Minister Brendan Howlin says his party is under attack for standing up during the country's time of need.
It is day 13 of Election 2016 and all eyes will be on the University of Limerick tonight where the second television debate will take place.
A number of policy documents are being published by the parties throughout the day.
This morning Labour ministers and TDs have been launching their election manifesto, with the party saying they are 'standing up for Ireland's future'.
In the manifesto, the party has reiterated its intention to abolish the Universal Social Charge (USC) on the first €72,000 of income, as well as increasing the minimum wage and raising it to a living wage of €11.30 per hour.
They are also pledging PRSI reforms for those on low incomes.

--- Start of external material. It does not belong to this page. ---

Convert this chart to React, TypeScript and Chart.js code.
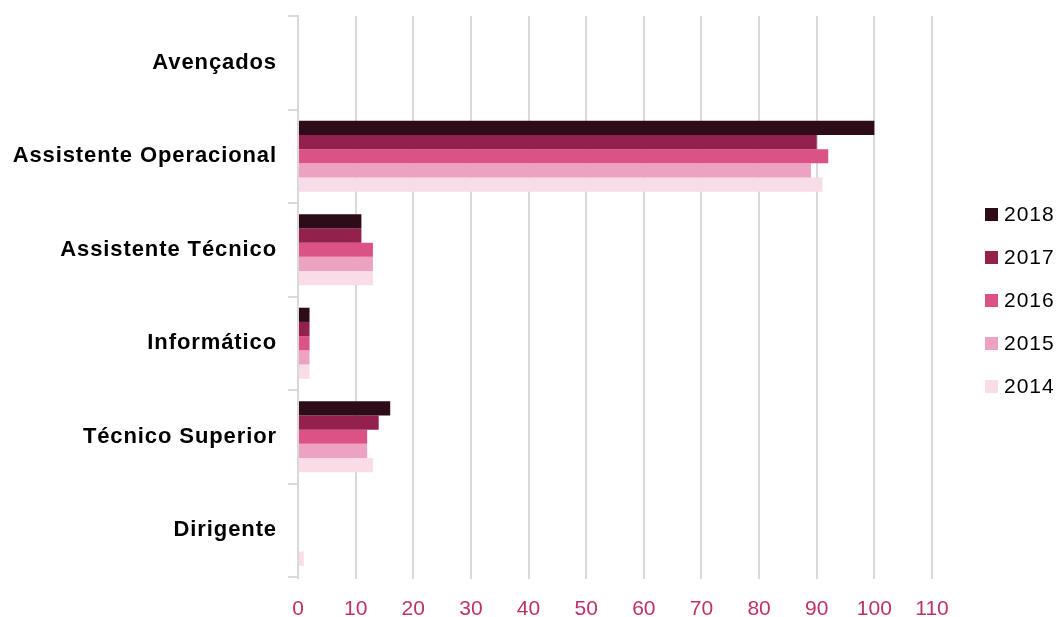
import React, { useEffect, useRef } from "react";
import { Chart, registerables } from "chart.js";

Chart.register(...registerables);

const categories = [
  "Avençados",
  "Assistente Operacional",
  "Assistente Técnico",
  "Informático",
  "Técnico Superior",
  "Dirigente",
];

const years = ["2018", "2017", "2016", "2015", "2014"];

const values2018 = [0, 100, 11, 2, 16, 0];
const values2017 = [0, 90, 11, 2, 14, 0];
const values2016 = [0, 92, 13, 2, 12, 0];
const values2015 = [0, 89, 13, 2, 12, 0];
const values2014 = [0, 91, 13, 2, 13, 1];

const seriesValues = [values2018, values2017, values2016, values2015, values2014];
const colors = ["#2E0B19", "#94204D", "#DB5287", "#ECA2C0", "#F8DDE8"];

const xTicks = [0, 10, 20, 30, 40, 50, 60, 70, 80, 90, 100, 110];

const FONT = "'Liberation Sans', Arial, sans-serif";

const spacingPlugin = {
  id: "labelSpacing",
  beforeDraw(chart: any) {
    const y = chart.scales.y;
    if (y && !y.__patched) {
      const orig = y.drawLabels;
      y.drawLabels = function (area: any) {
        const ctx = this.ctx;
        const prev = ctx.letterSpacing;
        ctx.letterSpacing = "0.9px";
        orig.call(this, area);
        ctx.letterSpacing = prev || "0px";
      };
      y.__patched = true;
    }
  },
};

const legendPlugin = {
  id: "customLegend",
  afterDraw(chart: any) {
    const ctx = chart.ctx;
    ctx.save();
    ctx.font = `21px ${FONT}`;
    ctx.letterSpacing = "1px";
    ctx.textBaseline = "middle";
    ctx.textAlign = "left";
    chart.data.datasets.forEach((ds: any, i: number) => {
      const y = 214 + i * 43;
      ctx.fillStyle = ds.backgroundColor;
      ctx.fillRect(985, y - 6, 13, 13);
      ctx.fillStyle = "#000000";
      ctx.fillText(ds.label, 1004, y + 1);
    });
    ctx.letterSpacing = "0px";
    ctx.restore();
  },
};

export default function App() {
  const ref = useRef<HTMLCanvasElement | null>(null);

  useEffect(() => {
    document.body.style.margin = "0";
    const canvas = ref.current;
    if (!canvas) return;
    const chart = new Chart(canvas, {
      type: "bar",
      data: {
        labels: categories,
        datasets: years.map((y, i) => ({
          label: y,
          data: seriesValues[i],
          backgroundColor: colors[i],
          borderWidth: 0,
          categoryPercentage: 0.76,
          barPercentage: 1,
        })),
      },
      options: {
        indexAxis: "y",
        responsive: false,
        animation: false,
        layout: { padding: { top: 16, right: 127, left: 0, bottom: 0 } },
        plugins: {
          legend: { display: false },
          tooltip: { enabled: false },
        },
        scales: {
          x: {
            min: 0,
            max: 110,
            afterBuildTicks: (scale: any) => {
              scale.ticks = xTicks.map((v) => ({ value: v }));
            },
            afterFit: (scale: any) => {
              scale.height = 40;
            },
            grid: {
              color: "#d9d9d9",
              lineWidth: 2,
              tickLength: 2,
              drawTicks: true,
            },
            border: { display: false },
            ticks: {
              color: "#BE3267",
              font: { family: FONT, size: 21 },
              padding: 18,
            },
          },
          y: {
            afterFit: (scale: any) => {
              scale.width = 298;
              scale.paddingTop = 0;
              scale.paddingBottom = 0;
            },
            grid: {
              offset: true,
              drawOnChartArea: false,
              color: "#d9d9d9",
              lineWidth: 2,
              tickLength: 10,
            },
            border: { display: true, color: "#d9d9d9", width: 2 },
            ticks: {
              color: "#000000",
              font: { family: FONT, size: 22, weight: "bold" },
              padding: 11,
            },
          },
        },
      },
      plugins: [spacingPlugin, legendPlugin],
    });
    return () => chart.destroy();
  }, []);

  return (
    <div style={{ position: "absolute", left: 0, top: 0, width: 1059, height: 617 }}>
      <canvas ref={ref} width={1059} height={617} />
    </div>
  );
}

The party is promising to hold a referendum to remove the 8th Amendment of the Constitution, and to double the number of multi-denominational schools by 2021. They are also pledging free GP care for all by the same year.
The party says that their plans are a radical programme for continued recovery.
Minister Brendan Howlin says that they have come under attack for getting the country back on track:
Meanwhile, Fianna Fáil leader Micheál Martin is canvassing in Tralee before moving to Limerick.
His party will also publish a policy document on mortgages.
Enda Kenny and Leo Varadkar are unveiling Fine Gael's health strategy in the capital, while Sinn Féin is set to launch a billboard campaign criticising Labour promises made in 2011.
Elsewhere, the Social Democrats have published their policy on community banking.
Seven party leaders - including Richard Boyd Barrett as representative for the Anti Austerity Alliance/People Before Profit and Social Democrats joint-leader Stephen Donnelly - will then participate in tonight's leaders' debate, which will be broadcast on RTÉ television from 9.35pm.